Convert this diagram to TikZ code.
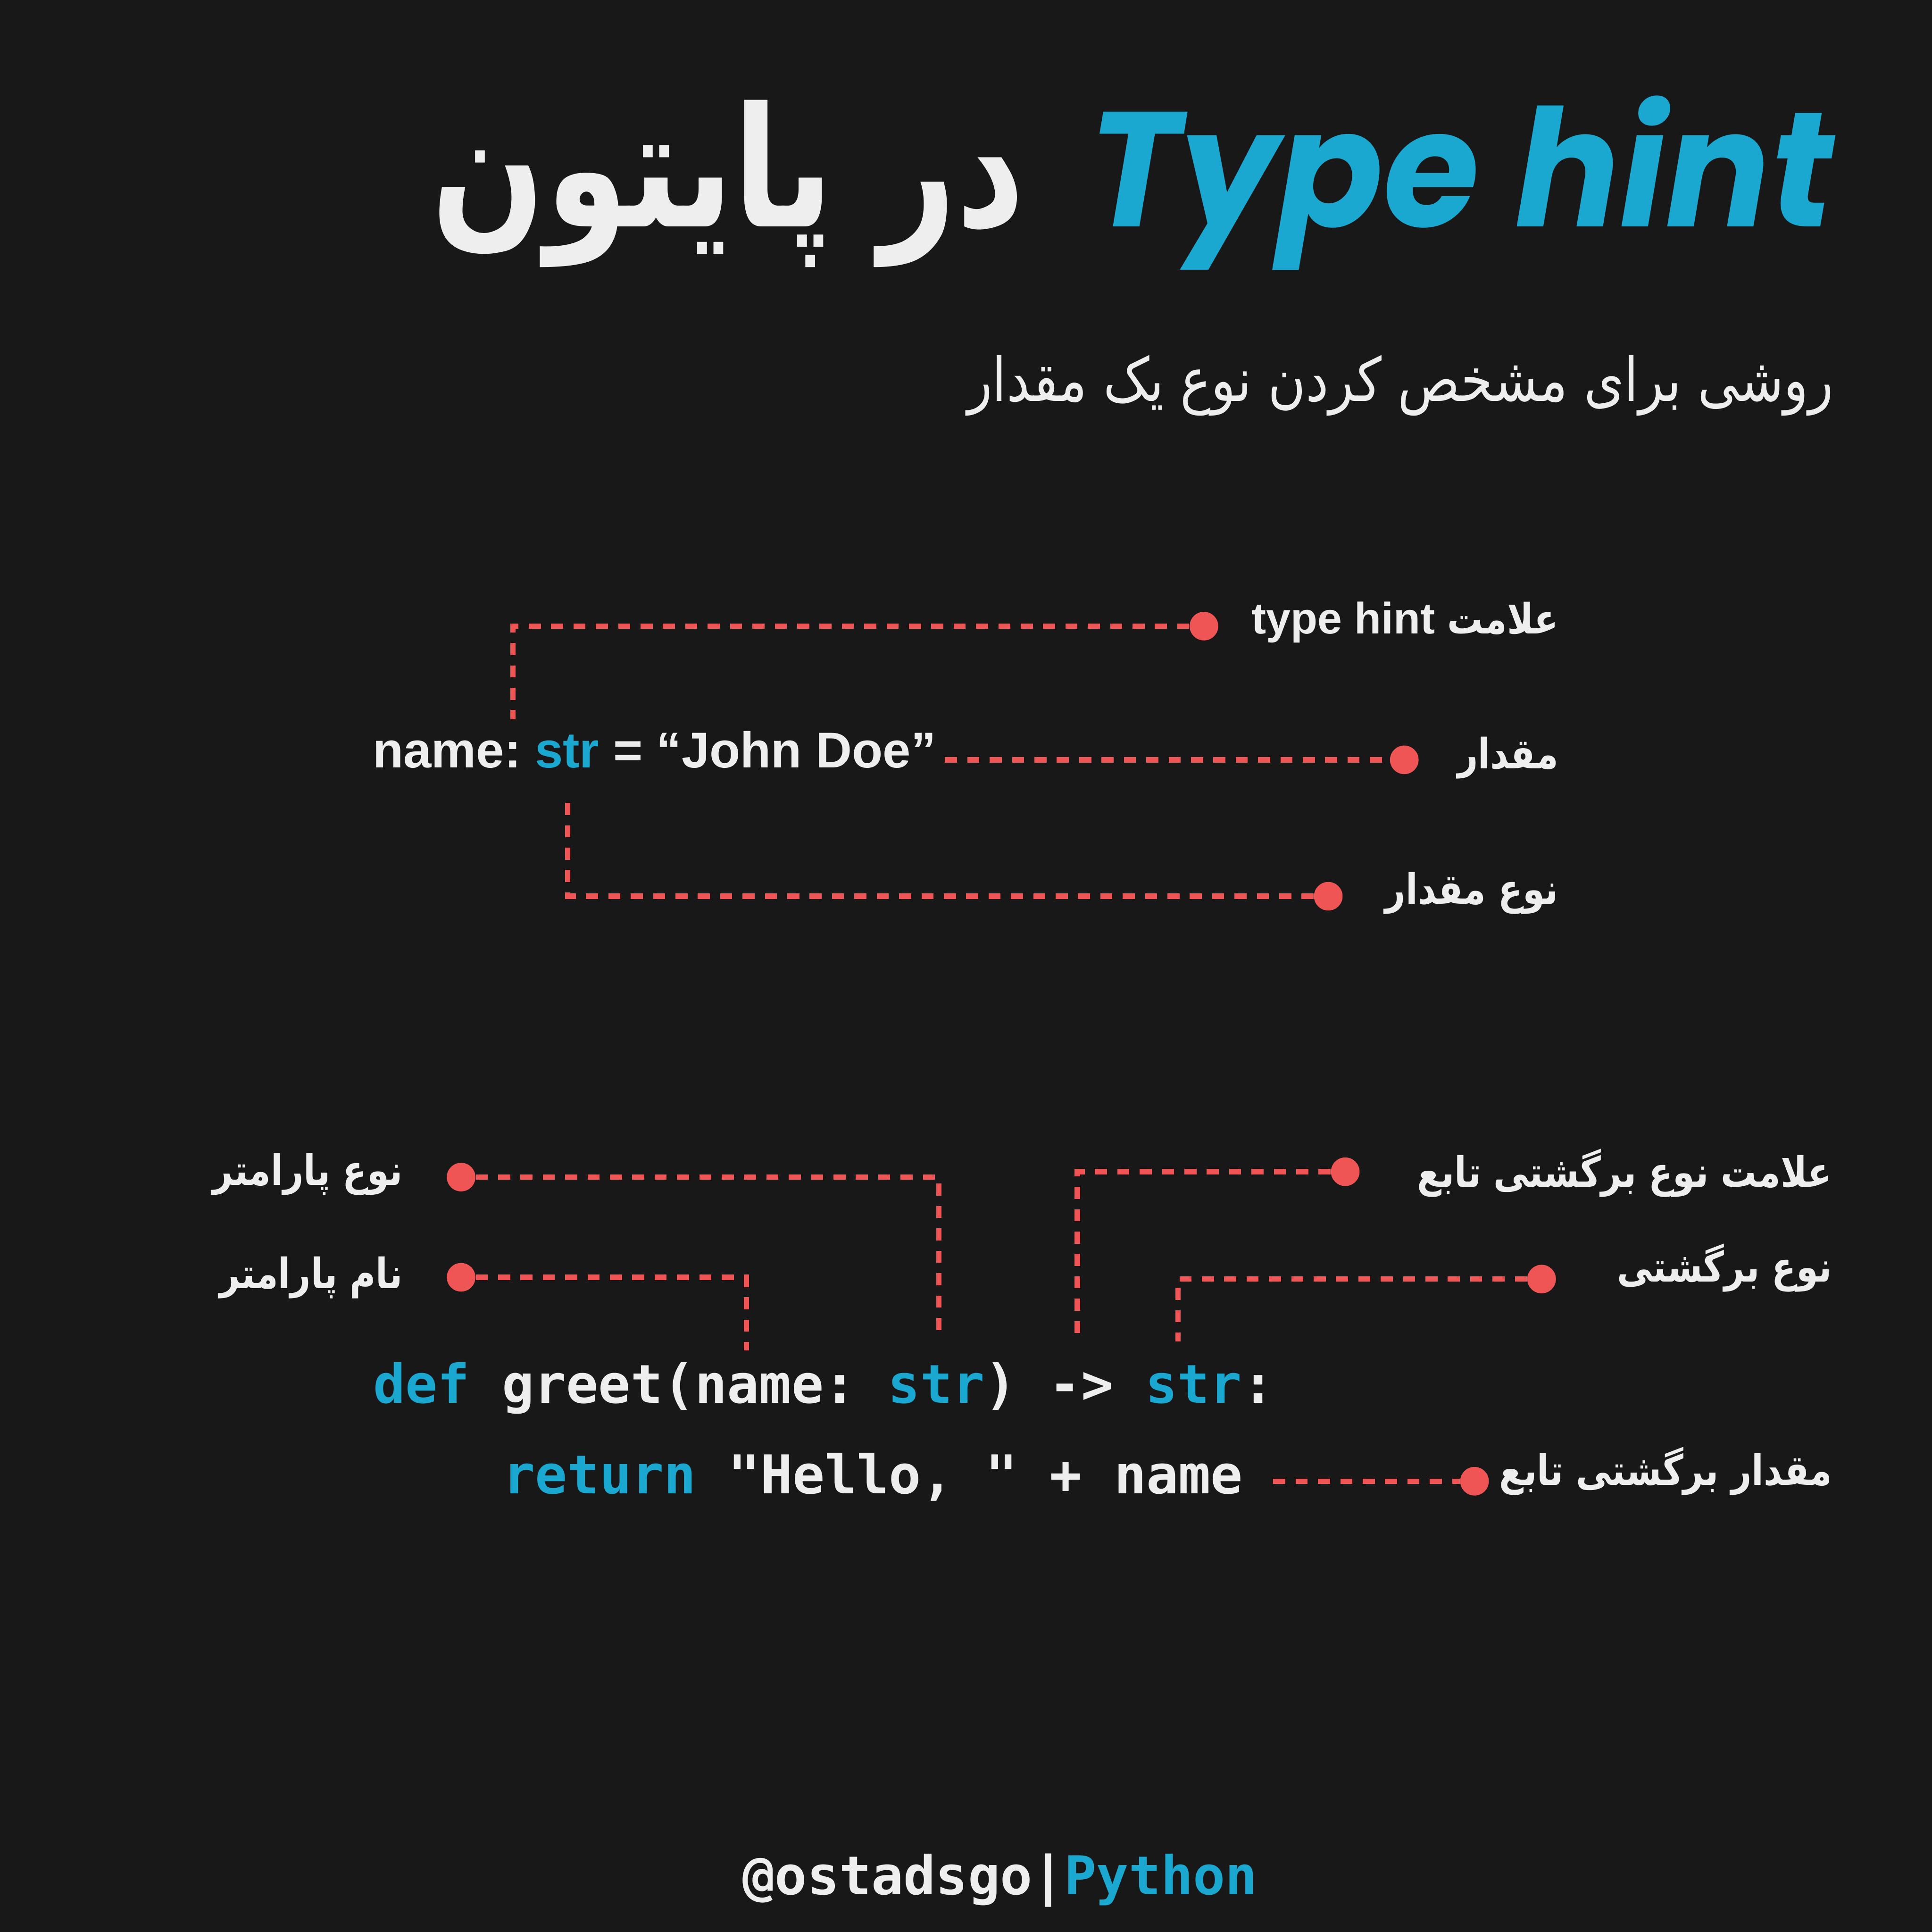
\documentclass[tikz,border=0pt]{standalone}
\usepackage{fontspec}
\setmainfont{DejaVu Sans}
\newfontfamily\fafont[Script=Arabic, FakeStretch=0.85]{DejaVu Sans}
\newfontfamily\fahead[Script=Arabic, FakeStretch=0.8]{DejaVu Sans}
\newfontfamily\codefont{DejaVu Sans Mono}
\newfontfamily\headfont[FakeStretch=0.95]{Poppins}
\newfontfamily\latinfont{Liberation Sans}
\TeXXeTstate=1
\frenchspacing
\definecolor{bgdark}{RGB}{24, 24, 24}
\definecolor{hintblue}{RGB}{26, 167, 208}
\definecolor{hintwhite}{RGB}{238, 238, 238}
\definecolor{hintred}{RGB}{240, 85, 85}
\usetikzlibrary{positioning}
\tikzset{
  falabel/.style={text=hintwhite, inner sep=0pt, font=\fafont\bfseries\fontsize{26.6}{30}\selectfont},
  hintdot/.style={circle, fill=hintred, minimum size=6.4mm, inner sep=0pt},
  hintline/.style={draw=hintred, line width=1.2mm, dash pattern=on 2.7mm off 2.3mm},
  codeline/.style={text=hintwhite, inner sep=0pt, font=\codefont\bfseries\fontsize{34}{38}\selectfont},
}
\newcommand{\kw}[1]{\textcolor{hintblue}{#1}}

\begin{document}
\begin{tikzpicture}[x=0.1mm, y=-0.1mm]
  \fill[bgdark] (0,0) rectangle (4320,4320);
  % title
  \node[anchor=base east, inner sep=0pt, text=hintblue, font=\headfont\bfseries\itshape\fontsize{104}{110}\selectfont] (th) at (4100,507) {Type hint};
  \node[base left=14mm of th, inner sep=0pt, text=hintwhite, font=\fahead\bfseries\fontsize{106}{110}\selectfont] (tp) {\beginR در پایتون\endR};
  \node[anchor=base east, inner sep=0pt, text=hintwhite, font=\fafont\fontsize{38.5}{42}\selectfont] (sub) at (4100,897) {\beginR روشی برای مشخص کردن نوع یک مقدار\endR};

  % variable annotation
  \node[anchor=base west, inner sep=0pt, text=hintwhite, font=\latinfont\bfseries\fontsize{32}{36}\selectfont] (nm) at (833,1716) {name: \kw{str} = “John Doe”};
  \node[falabel, anchor=east] (l1) at (3485,1391) {\beginR علامت \beginL{\latinfont\fontsize{28}{32}\selectfont type hint}\endL\endR};
  \node[falabel, anchor=east] (l2) at (3485,1694) {\beginR مقدار\endR};
  \node[falabel, anchor=east] (l3) at (3485,1997) {\beginR نوع مقدار\endR};
  \node[hintdot] (d1) at (2692,1400) {};
  \node[hintdot] (d2) at (3140,1699) {};
  \node[hintdot] (d3) at (2970,2004) {};
  \coordinate (t1) at (1147,1608);
  \coordinate (s2) at (2113,1699);
  \coordinate (t3) at (1269,1787);

  % function annotation
  \node[codeline, anchor=base west] (c1) at (834,3137) {\kw{def} greet(name: \kw{str}) -> \kw{str}:};
  \node[codeline, anchor=base west] (c2) at (1124,3340) {\kw{return} "Hello, " + name};
  \node[falabel, anchor=east] (l4) at (901,2626) {\beginR نوع پارامتر\endR};
  \node[falabel, anchor=east] (l5) at (901,2857) {\beginR نام پارامتر\endR};
  \node[falabel, anchor=east] (l6) at (4097,2623) {\beginR علامت نوع برگشتی تابع\endR};
  \node[falabel, anchor=east] (l7) at (4097,2835) {\beginR نوع برگشتی\endR};
  \node[falabel, anchor=east] (l8) at (4097,3290) {\beginR مقدار برگشتی تابع\endR};
  \node[hintdot] (d4) at (1031,2632) {};
  \node[hintdot] (d5) at (1031,2856) {};
  \node[hintdot] (d6) at (3008,2620) {};
  \node[hintdot] (d7) at (3447,2860) {};
  \node[hintdot] (d8) at (3297,3312) {};
  \coordinate (t4) at (2099,2990);
  \coordinate (t5) at (1669,3020);
  \coordinate (t6) at (2409,2992);
  \coordinate (t7) at (2634,3000);
  \coordinate (s8) at (2847,3312);

  \foreach \i/\j in {d1/t1,d3/t3,d4/t4,d5/t5,d6/t6,d7/t7} \draw[hintline] (\i) -| (\j);
  \foreach \i/\j in {s2/d2,s8/d8} \draw[hintline] (\i) -- (\j);

  % footer
  \node[codeline, anchor=base west] (ft) at (1660,4236) {@ostadsgo|\kw{Python}};
\end{tikzpicture}
\end{document}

Work to complete: The listing above must be printed again exactly, minus its pictures.

Correct output:
Convert this diagram to TikZ code.
\documentclass[tikz,border=0pt]{standalone}
\usepackage{fontspec}
\setmainfont{DejaVu Sans}
\newfontfamily\fafont[Script=Arabic, FakeStretch=0.85]{DejaVu Sans}
\newfontfamily\fahead[Script=Arabic, FakeStretch=0.8]{DejaVu Sans}
\newfontfamily\codefont{DejaVu Sans Mono}
\newfontfamily\headfont[FakeStretch=0.95]{Poppins}
\newfontfamily\latinfont{Liberation Sans}
\TeXXeTstate=1
\frenchspacing
\definecolor{bgdark}{RGB}{24, 24, 24}
\definecolor{hintblue}{RGB}{26, 167, 208}
\definecolor{hintwhite}{RGB}{238, 238, 238}
\definecolor{hintred}{RGB}{240, 85, 85}
\usetikzlibrary{positioning}
\tikzset{
  falabel/.style={text=hintwhite, inner sep=0pt, font=\fafont\bfseries\fontsize{26.6}{30}\selectfont},
  hintdot/.style={circle, fill=hintred, minimum size=6.4mm, inner sep=0pt},
  hintline/.style={draw=hintred, line width=1.2mm, dash pattern=on 2.7mm off 2.3mm},
  codeline/.style={text=hintwhite, inner sep=0pt, font=\codefont\bfseries\fontsize{34}{38}\selectfont},
}
\newcommand{\kw}[1]{\textcolor{hintblue}{#1}}

\begin{document}
\begin{tikzpicture}[x=0.1mm, y=-0.1mm]
  \fill[bgdark] (0,0) rectangle (4320,4320);
  % title
  \node[anchor=base east, inner sep=0pt, text=hintblue, font=\headfont\bfseries\itshape\fontsize{104}{110}\selectfont] (th) at (4100,507) {Type hint};
  \node[base left=14mm of th, inner sep=0pt, text=hintwhite, font=\fahead\bfseries\fontsize{106}{110}\selectfont] (tp) {\beginR در پایتون\endR};
  \node[anchor=base east, inner sep=0pt, text=hintwhite, font=\fafont\fontsize{38.5}{42}\selectfont] (sub) at (4100,897) {\beginR روشی برای مشخص کردن نوع یک مقدار\endR};

  % variable annotation
  \node[anchor=base west, inner sep=0pt, text=hintwhite, font=\latinfont\bfseries\fontsize{32}{36}\selectfont] (nm) at (833,1716) {name: \kw{str} = “John Doe”};
  \node[falabel, anchor=east] (l1) at (3485,1391) {\beginR علامت \beginL{\latinfont\fontsize{28}{32}\selectfont type hint}\endL\endR};
  \node[falabel, anchor=east] (l2) at (3485,1694) {\beginR مقدار\endR};
  \node[falabel, anchor=east] (l3) at (3485,1997) {\beginR نوع مقدار\endR};
  \node[hintdot] (d1) at (2692,1400) {};
  \node[hintdot] (d2) at (3140,1699) {};
  \node[hintdot] (d3) at (2970,2004) {};
  \coordinate (t1) at (1147,1608);
  \coordinate (s2) at (2113,1699);
  \coordinate (t3) at (1269,1787);

  % function annotation
  \node[codeline, anchor=base west] (c1) at (834,3137) {\kw{def} greet(name: \kw{str}) -> \kw{str}:};
  \node[codeline, anchor=base west] (c2) at (1124,3340) {\kw{return} "Hello, " + name};
  \node[falabel, anchor=east] (l4) at (901,2626) {\beginR نوع پارامتر\endR};
  \node[falabel, anchor=east] (l5) at (901,2857) {\beginR نام پارامتر\endR};
  \node[falabel, anchor=east] (l6) at (4097,2623) {\beginR علامت نوع برگشتی تابع\endR};
  \node[falabel, anchor=east] (l7) at (4097,2835) {\beginR نوع برگشتی\endR};
  \node[falabel, anchor=east] (l8) at (4097,3290) {\beginR مقدار برگشتی تابع\endR};
  \node[hintdot] (d4) at (1031,2632) {};
  \node[hintdot] (d5) at (1031,2856) {};
  \node[hintdot] (d6) at (3008,2620) {};
  \node[hintdot] (d7) at (3447,2860) {};
  \node[hintdot] (d8) at (3297,3312) {};
  \coordinate (t4) at (2099,2990);
  \coordinate (t5) at (1669,3020);
  \coordinate (t6) at (2409,2992);
  \coordinate (t7) at (2634,3000);
  \coordinate (s8) at (2847,3312);

  \foreach \i/\j in {d1/t1,d3/t3,d4/t4,d5/t5,d6/t6,d7/t7} \draw[hintline] (\i) -| (\j);
  \foreach \i/\j in {s2/d2,s8/d8} \draw[hintline] (\i) -- (\j);

  % footer
  \node[codeline, anchor=base west] (ft) at (1660,4236) {@ostadsgo|\kw{Python}};
\end{tikzpicture}
\end{document}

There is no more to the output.